:: Data shown ::
==*==
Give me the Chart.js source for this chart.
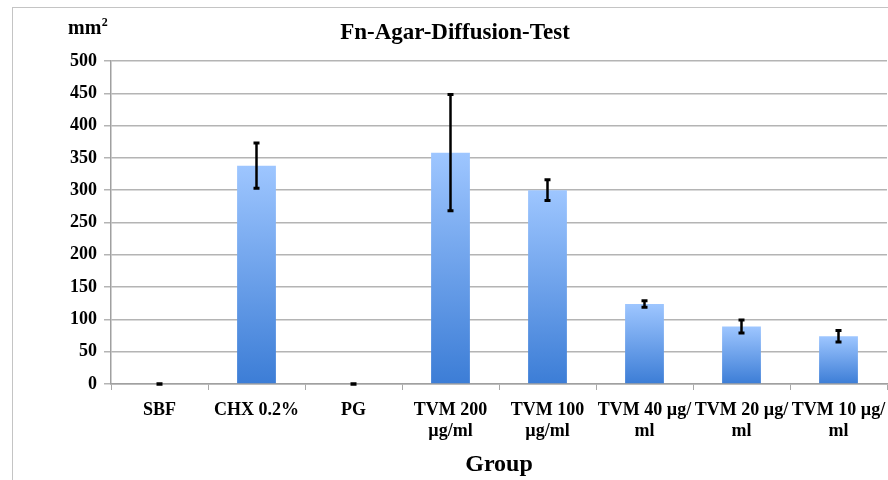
<!DOCTYPE html>
<html>
<head>
<meta charset="utf-8">
<script src="https://cdn.jsdelivr.net/npm/chart.js@4"></script>
<style>
html,body{margin:0;padding:0;background:#fff;}
#wrap{width:888px;height:480px;position:relative;}
</style>
</head>
<body>
<div id="wrap"><canvas id="c" width="888" height="480"></canvas></div>
<script>
const categories = [["SBF"],["CHX 0.2%"],["PG"],["TVM 200","µg/ml"],["TVM 100","µg/ml"],["TVM 40 µg/","ml"],["TVM 20 µg/","ml"],["TVM 10 µg/","ml"]];
const values = [0, 338, 0, 358, 300, 124, 89, 74];
const errors = [0.5, 35, 0.5, 90, 16, 5, 10, 9];
const yTicks = [0, 50, 100, 150, 200, 250, 300, 350, 400, 450, 500];

const serif = '"Liberation Serif", "Times New Roman", serif';

const framePlugin = {
  id: 'frame',
  beforeDraw(chart) {
    const ctx = chart.ctx;
    ctx.save();
    ctx.fillStyle = '#fff';
    ctx.fillRect(0, 0, chart.width, chart.height);
    ctx.strokeStyle = '#c4c4c4';
    ctx.lineWidth = 1;
    ctx.strokeRect(12.5, 7.5, chart.width + 10, chart.height + 10);
    ctx.restore();
  },
  afterDraw(chart) {
    const ctx = chart.ctx;
    ctx.save();
    ctx.fillStyle = '#000';
    ctx.font = 'bold 23px ' + serif;
    ctx.textAlign = 'center';
    ctx.textBaseline = 'middle';
    ctx.fillText('Fn-Agar-Diffusion-Test', 455, 33);
    ctx.font = 'bold 20px ' + serif;
    ctx.textAlign = 'left';
    ctx.textBaseline = 'alphabetic';
    ctx.fillText('mm', 68, 34);
    const w = ctx.measureText('mm').width;
    ctx.font = 'bold 12px ' + serif;
    ctx.fillText('2', 68 + w + 0.5, 26);
    ctx.restore();
  }
};

const errorBarPlugin = {
  id: 'errorBars',
  afterDatasetsDraw(chart) {
    const ctx = chart.ctx;
    const meta = chart.getDatasetMeta(0);
    const y = chart.scales.y;
    ctx.save();
    ctx.strokeStyle = '#000';
    meta.data.forEach((bar, i) => {
      const x = bar.x;
      const yt = y.getPixelForValue(values[i] + errors[i]);
      const yb = y.getPixelForValue(values[i] - errors[i]);
      ctx.lineWidth = 2.5;
      ctx.beginPath();
      ctx.moveTo(x, yt);
      ctx.lineTo(x, yb);
      ctx.stroke();
      ctx.lineWidth = 3;
      ctx.beginPath();
      ctx.moveTo(x - 3, yt); ctx.lineTo(x + 3, yt);
      ctx.moveTo(x - 3, yb); ctx.lineTo(x + 3, yb);
      ctx.stroke();
    });
    ctx.restore();
  }
};

new Chart(document.getElementById('c'), {
  type: 'bar',
  data: {
    labels: categories,
    datasets: [{
      data: values,
      backgroundColor: (c) => {
        const chart = c.chart;
        if (!chart.chartArea) return '#6fa3ec';
        const ys = chart.scales.y;
        const top = ys.getPixelForValue(values[c.dataIndex]);
        const bot = ys.getPixelForValue(0);
        if (!isFinite(top) || bot - top < 1) return '#6fa3ec';
        const g = chart.ctx.createLinearGradient(0, top, 0, bot);
        g.addColorStop(0, '#9ec6ff');
        g.addColorStop(1, '#3c7dd6');
        return g;
      },
      borderWidth: 0,
      barPercentage: 0.4,
      categoryPercentage: 1.0
    }]
  },
  options: {
    responsive: false,
    animation: false,
    layout: { padding: { left: 0, right: 1, top: 61, bottom: 0 } },
    plugins: { legend: { display: false }, tooltip: { enabled: false } },
    scales: {
      x: {
        offset: true,
        grid: { display: true, drawOnChartArea: false, drawTicks: true, tickLength: 6, color: '#a8a8a8', offset: true },
        border: { color: '#a0a0a0', width: 1.5 },
        ticks: { color: '#000', font: { family: serif, size: 18, weight: 'bold', lineHeight: 1.17 }, padding: 10, maxRotation: 0, autoSkip: false },
        title: { display: true, text: 'Group', color: '#000', font: { family: serif, size: 24, weight: 'bold' }, padding: { top: 4, bottom: 1 } },
        afterFit: (s) => { s.height = 96; s.paddingLeft = 0; s.paddingRight = 0; }
      },
      y: {
        min: 0, max: 500,
        afterBuildTicks: (s) => { s.ticks = yTicks.map(v => ({ value: v })); },
        grid: { color: '#b4b4b4', lineWidth: 1.5, tickLength: 7, drawTicks: true },
        border: { color: '#a0a0a0', width: 1.5 },
        ticks: { color: '#000', font: { family: serif, size: 18, weight: 'bold' }, padding: 7 },
        afterFit: (s) => { s.width = 111; }
      }
    }
  },
  plugins: [framePlugin, errorBarPlugin]
});
</script>
</body>
</html>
==*==
:: To do ::
Extract the full listing above verbatim; pictures are to be left out of the copy.

:: Expected answer ::
Give me the Chart.js source for this chart.
<!DOCTYPE html>
<html>
<head>
<meta charset="utf-8">
<script src="https://cdn.jsdelivr.net/npm/chart.js@4"></script>
<style>
html,body{margin:0;padding:0;background:#fff;}
#wrap{width:888px;height:480px;position:relative;}
</style>
</head>
<body>
<div id="wrap"><canvas id="c" width="888" height="480"></canvas></div>
<script>
const categories = [["SBF"],["CHX 0.2%"],["PG"],["TVM 200","µg/ml"],["TVM 100","µg/ml"],["TVM 40 µg/","ml"],["TVM 20 µg/","ml"],["TVM 10 µg/","ml"]];
const values = [0, 338, 0, 358, 300, 124, 89, 74];
const errors = [0.5, 35, 0.5, 90, 16, 5, 10, 9];
const yTicks = [0, 50, 100, 150, 200, 250, 300, 350, 400, 450, 500];

const serif = '"Liberation Serif", "Times New Roman", serif';

const framePlugin = {
  id: 'frame',
  beforeDraw(chart) {
    const ctx = chart.ctx;
    ctx.save();
    ctx.fillStyle = '#fff';
    ctx.fillRect(0, 0, chart.width, chart.height);
    ctx.strokeStyle = '#c4c4c4';
    ctx.lineWidth = 1;
    ctx.strokeRect(12.5, 7.5, chart.width + 10, chart.height + 10);
    ctx.restore();
  },
  afterDraw(chart) {
    const ctx = chart.ctx;
    ctx.save();
    ctx.fillStyle = '#000';
    ctx.font = 'bold 23px ' + serif;
    ctx.textAlign = 'center';
    ctx.textBaseline = 'middle';
    ctx.fillText('Fn-Agar-Diffusion-Test', 455, 33);
    ctx.font = 'bold 20px ' + serif;
    ctx.textAlign = 'left';
    ctx.textBaseline = 'alphabetic';
    ctx.fillText('mm', 68, 34);
    const w = ctx.measureText('mm').width;
    ctx.font = 'bold 12px ' + serif;
    ctx.fillText('2', 68 + w + 0.5, 26);
    ctx.restore();
  }
};

const errorBarPlugin = {
  id: 'errorBars',
  afterDatasetsDraw(chart) {
    const ctx = chart.ctx;
    const meta = chart.getDatasetMeta(0);
    const y = chart.scales.y;
    ctx.save();
    ctx.strokeStyle = '#000';
    meta.data.forEach((bar, i) => {
      const x = bar.x;
      const yt = y.getPixelForValue(values[i] + errors[i]);
      const yb = y.getPixelForValue(values[i] - errors[i]);
      ctx.lineWidth = 2.5;
      ctx.beginPath();
      ctx.moveTo(x, yt);
      ctx.lineTo(x, yb);
      ctx.stroke();
      ctx.lineWidth = 3;
      ctx.beginPath();
      ctx.moveTo(x - 3, yt); ctx.lineTo(x + 3, yt);
      ctx.moveTo(x - 3, yb); ctx.lineTo(x + 3, yb);
      ctx.stroke();
    });
    ctx.restore();
  }
};

new Chart(document.getElementById('c'), {
  type: 'bar',
  data: {
    labels: categories,
    datasets: [{
      data: values,
      backgroundColor: (c) => {
        const chart = c.chart;
        if (!chart.chartArea) return '#6fa3ec';
        const ys = chart.scales.y;
        const top = ys.getPixelForValue(values[c.dataIndex]);
        const bot = ys.getPixelForValue(0);
        if (!isFinite(top) || bot - top < 1) return '#6fa3ec';
        const g = chart.ctx.createLinearGradient(0, top, 0, bot);
        g.addColorStop(0, '#9ec6ff');
        g.addColorStop(1, '#3c7dd6');
        return g;
      },
      borderWidth: 0,
      barPercentage: 0.4,
      categoryPercentage: 1.0
    }]
  },
  options: {
    responsive: false,
    animation: false,
    layout: { padding: { left: 0, right: 1, top: 61, bottom: 0 } },
    plugins: { legend: { display: false }, tooltip: { enabled: false } },
    scales: {
      x: {
        offset: true,
        grid: { display: true, drawOnChartArea: false, drawTicks: true, tickLength: 6, color: '#a8a8a8', offset: true },
        border: { color: '#a0a0a0', width: 1.5 },
        ticks: { color: '#000', font: { family: serif, size: 18, weight: 'bold', lineHeight: 1.17 }, padding: 10, maxRotation: 0, autoSkip: false },
        title: { display: true, text: 'Group', color: '#000', font: { family: serif, size: 24, weight: 'bold' }, padding: { top: 4, bottom: 1 } },
        afterFit: (s) => { s.height = 96; s.paddingLeft = 0; s.paddingRight = 0; }
      },
      y: {
        min: 0, max: 500,
        afterBuildTicks: (s) => { s.ticks = yTicks.map(v => ({ value: v })); },
        grid: { color: '#b4b4b4', lineWidth: 1.5, tickLength: 7, drawTicks: true },
        border: { color: '#a0a0a0', width: 1.5 },
        ticks: { color: '#000', font: { family: serif, size: 18, weight: 'bold' }, padding: 7 },
        afterFit: (s) => { s.width = 111; }
      }
    }
  },
  plugins: [framePlugin, errorBarPlugin]
});
</script>
</body>
</html>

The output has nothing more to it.